[PROBLEM REQUIREMENTS]
Provide nothing beyond the count of lines that include the string "chart".
--------------------------------------------------
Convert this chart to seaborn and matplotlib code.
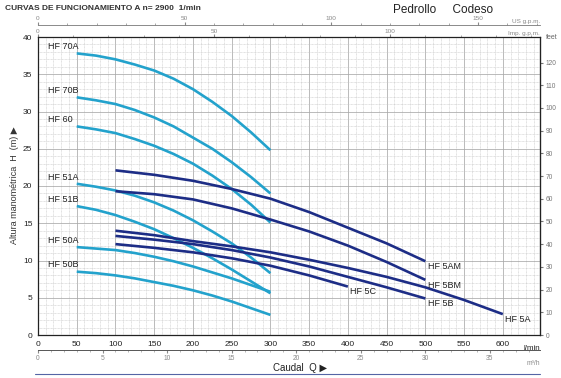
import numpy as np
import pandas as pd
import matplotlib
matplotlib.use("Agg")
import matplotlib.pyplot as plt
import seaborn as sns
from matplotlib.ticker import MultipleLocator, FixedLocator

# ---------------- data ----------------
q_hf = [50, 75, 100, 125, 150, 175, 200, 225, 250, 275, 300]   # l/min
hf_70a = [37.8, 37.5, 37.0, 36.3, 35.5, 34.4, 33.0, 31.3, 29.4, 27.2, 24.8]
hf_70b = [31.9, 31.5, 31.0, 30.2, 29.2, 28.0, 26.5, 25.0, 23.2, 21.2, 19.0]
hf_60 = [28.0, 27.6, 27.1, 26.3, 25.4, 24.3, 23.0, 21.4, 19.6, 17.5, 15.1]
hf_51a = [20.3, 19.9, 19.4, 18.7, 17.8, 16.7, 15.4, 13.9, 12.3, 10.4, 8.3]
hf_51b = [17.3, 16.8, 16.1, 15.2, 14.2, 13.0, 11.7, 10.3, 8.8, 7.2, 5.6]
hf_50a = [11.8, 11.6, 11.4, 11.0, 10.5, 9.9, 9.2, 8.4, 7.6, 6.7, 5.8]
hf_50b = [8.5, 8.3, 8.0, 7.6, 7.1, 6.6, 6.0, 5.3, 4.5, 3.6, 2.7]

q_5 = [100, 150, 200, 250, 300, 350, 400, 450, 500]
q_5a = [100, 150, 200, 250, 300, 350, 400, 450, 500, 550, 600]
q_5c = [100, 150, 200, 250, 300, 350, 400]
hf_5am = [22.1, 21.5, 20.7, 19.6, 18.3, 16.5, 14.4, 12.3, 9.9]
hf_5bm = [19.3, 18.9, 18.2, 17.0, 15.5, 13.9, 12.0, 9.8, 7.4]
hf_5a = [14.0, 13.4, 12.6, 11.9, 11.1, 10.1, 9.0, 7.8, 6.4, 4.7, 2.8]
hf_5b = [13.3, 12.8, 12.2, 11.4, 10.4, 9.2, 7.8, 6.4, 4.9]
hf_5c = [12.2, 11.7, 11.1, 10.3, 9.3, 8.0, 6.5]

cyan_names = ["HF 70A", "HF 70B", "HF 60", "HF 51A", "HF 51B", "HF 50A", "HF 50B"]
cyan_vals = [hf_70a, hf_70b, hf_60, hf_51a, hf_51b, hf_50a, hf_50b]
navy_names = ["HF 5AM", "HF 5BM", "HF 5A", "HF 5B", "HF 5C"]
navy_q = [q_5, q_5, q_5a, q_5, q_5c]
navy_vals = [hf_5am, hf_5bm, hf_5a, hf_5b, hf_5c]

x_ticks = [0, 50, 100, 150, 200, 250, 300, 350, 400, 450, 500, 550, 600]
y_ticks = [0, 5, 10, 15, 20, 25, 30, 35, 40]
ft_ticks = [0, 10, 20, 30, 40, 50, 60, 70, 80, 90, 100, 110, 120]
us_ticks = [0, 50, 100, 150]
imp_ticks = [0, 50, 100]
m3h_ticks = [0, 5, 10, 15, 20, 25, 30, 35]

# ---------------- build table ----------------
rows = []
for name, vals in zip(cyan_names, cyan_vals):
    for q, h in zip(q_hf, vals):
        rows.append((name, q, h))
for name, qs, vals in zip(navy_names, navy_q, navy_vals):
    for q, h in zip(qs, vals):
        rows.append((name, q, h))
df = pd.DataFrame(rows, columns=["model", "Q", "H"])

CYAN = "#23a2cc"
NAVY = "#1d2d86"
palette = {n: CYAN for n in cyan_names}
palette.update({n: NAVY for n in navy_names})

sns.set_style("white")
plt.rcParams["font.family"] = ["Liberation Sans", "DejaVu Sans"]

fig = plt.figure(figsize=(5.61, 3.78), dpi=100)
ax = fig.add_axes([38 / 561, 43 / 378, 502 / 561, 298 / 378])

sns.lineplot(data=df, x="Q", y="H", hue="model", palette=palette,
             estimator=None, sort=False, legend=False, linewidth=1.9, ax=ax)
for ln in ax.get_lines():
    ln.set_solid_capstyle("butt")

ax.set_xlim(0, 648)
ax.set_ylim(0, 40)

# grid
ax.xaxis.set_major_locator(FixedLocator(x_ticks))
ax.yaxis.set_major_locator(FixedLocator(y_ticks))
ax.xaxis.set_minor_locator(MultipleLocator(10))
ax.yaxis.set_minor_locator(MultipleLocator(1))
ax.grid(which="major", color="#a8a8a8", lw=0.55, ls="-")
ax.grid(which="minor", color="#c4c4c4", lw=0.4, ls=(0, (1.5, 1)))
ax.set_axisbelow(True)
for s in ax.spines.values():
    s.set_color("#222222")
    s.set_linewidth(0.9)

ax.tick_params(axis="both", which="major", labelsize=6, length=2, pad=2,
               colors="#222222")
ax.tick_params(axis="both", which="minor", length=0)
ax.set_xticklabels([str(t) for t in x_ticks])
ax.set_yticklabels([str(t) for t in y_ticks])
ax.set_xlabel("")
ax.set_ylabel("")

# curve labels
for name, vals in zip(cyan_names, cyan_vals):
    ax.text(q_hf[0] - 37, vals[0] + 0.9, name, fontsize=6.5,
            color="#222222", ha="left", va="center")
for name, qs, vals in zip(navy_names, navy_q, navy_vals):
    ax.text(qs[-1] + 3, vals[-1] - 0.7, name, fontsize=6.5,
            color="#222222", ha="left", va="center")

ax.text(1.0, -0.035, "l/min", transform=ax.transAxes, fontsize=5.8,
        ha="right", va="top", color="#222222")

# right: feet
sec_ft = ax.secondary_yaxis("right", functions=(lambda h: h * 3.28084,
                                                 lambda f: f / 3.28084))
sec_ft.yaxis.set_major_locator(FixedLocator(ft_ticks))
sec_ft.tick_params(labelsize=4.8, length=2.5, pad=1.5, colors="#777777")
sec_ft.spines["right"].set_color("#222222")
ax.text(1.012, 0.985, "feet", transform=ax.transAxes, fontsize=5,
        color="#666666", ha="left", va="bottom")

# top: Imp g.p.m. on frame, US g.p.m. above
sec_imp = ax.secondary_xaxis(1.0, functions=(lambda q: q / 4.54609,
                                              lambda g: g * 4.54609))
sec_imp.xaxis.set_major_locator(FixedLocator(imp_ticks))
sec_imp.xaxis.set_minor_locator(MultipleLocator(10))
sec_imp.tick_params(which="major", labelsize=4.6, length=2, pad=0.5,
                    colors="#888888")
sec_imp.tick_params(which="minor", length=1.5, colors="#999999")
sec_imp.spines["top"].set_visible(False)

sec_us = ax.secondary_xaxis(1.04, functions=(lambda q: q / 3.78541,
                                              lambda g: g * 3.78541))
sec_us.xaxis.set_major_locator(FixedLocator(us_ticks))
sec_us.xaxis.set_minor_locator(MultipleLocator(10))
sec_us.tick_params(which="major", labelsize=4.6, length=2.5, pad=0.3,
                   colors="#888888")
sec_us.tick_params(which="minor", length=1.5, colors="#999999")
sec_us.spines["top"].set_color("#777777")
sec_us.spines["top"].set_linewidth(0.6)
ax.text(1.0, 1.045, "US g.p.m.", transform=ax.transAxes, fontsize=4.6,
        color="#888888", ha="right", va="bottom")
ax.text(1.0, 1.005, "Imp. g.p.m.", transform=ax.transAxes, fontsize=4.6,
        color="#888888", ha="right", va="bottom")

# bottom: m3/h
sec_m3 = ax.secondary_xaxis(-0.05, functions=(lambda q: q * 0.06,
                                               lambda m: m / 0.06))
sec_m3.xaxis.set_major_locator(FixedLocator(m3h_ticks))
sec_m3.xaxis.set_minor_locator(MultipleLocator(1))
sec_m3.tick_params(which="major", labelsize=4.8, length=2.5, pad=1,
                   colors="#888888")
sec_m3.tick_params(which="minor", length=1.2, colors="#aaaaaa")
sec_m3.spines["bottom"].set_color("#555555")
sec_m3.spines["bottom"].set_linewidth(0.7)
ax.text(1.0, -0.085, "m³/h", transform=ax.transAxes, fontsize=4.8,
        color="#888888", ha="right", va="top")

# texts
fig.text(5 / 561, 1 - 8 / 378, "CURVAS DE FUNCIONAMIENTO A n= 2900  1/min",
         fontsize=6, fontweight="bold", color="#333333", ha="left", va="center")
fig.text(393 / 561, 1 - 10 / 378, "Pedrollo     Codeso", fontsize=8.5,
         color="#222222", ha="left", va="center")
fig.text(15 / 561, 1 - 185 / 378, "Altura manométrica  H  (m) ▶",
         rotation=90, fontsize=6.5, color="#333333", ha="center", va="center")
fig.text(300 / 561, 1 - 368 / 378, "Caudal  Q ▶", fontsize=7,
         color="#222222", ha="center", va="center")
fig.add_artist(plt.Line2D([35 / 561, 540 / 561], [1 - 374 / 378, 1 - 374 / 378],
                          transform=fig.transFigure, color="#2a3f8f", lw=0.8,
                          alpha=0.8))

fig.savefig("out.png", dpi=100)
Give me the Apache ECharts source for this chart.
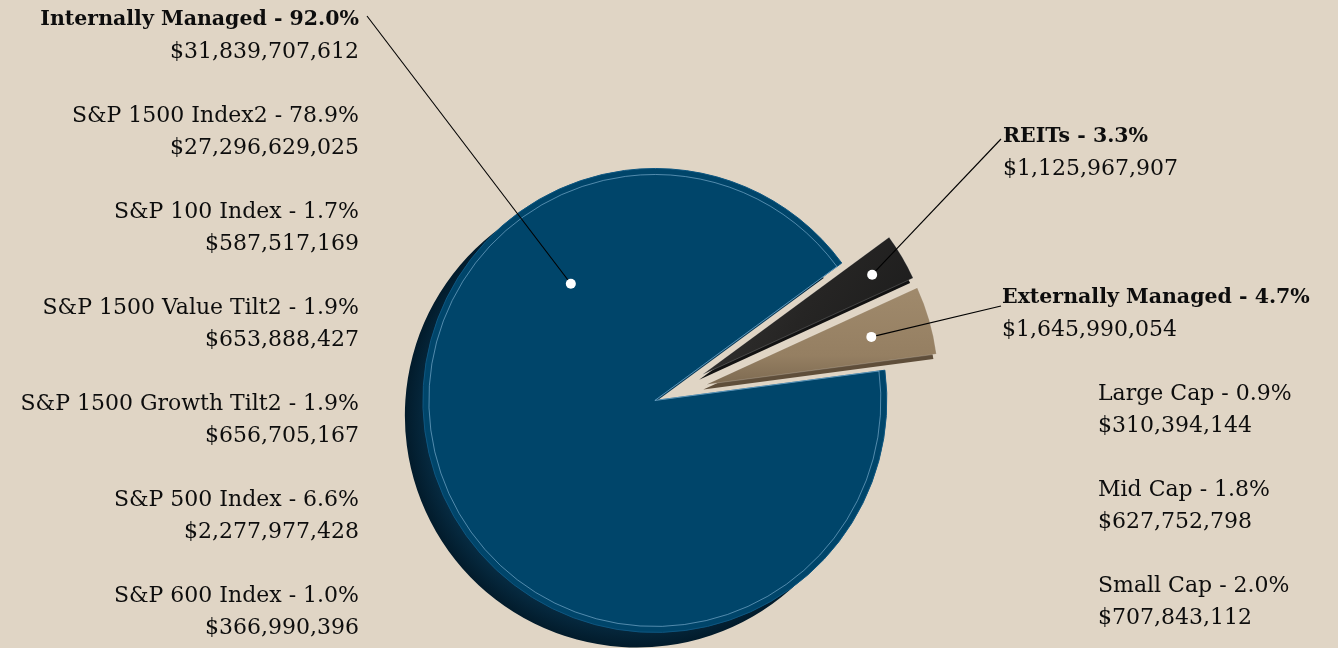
--------------------------------------------------
[TASK ANSWER]
2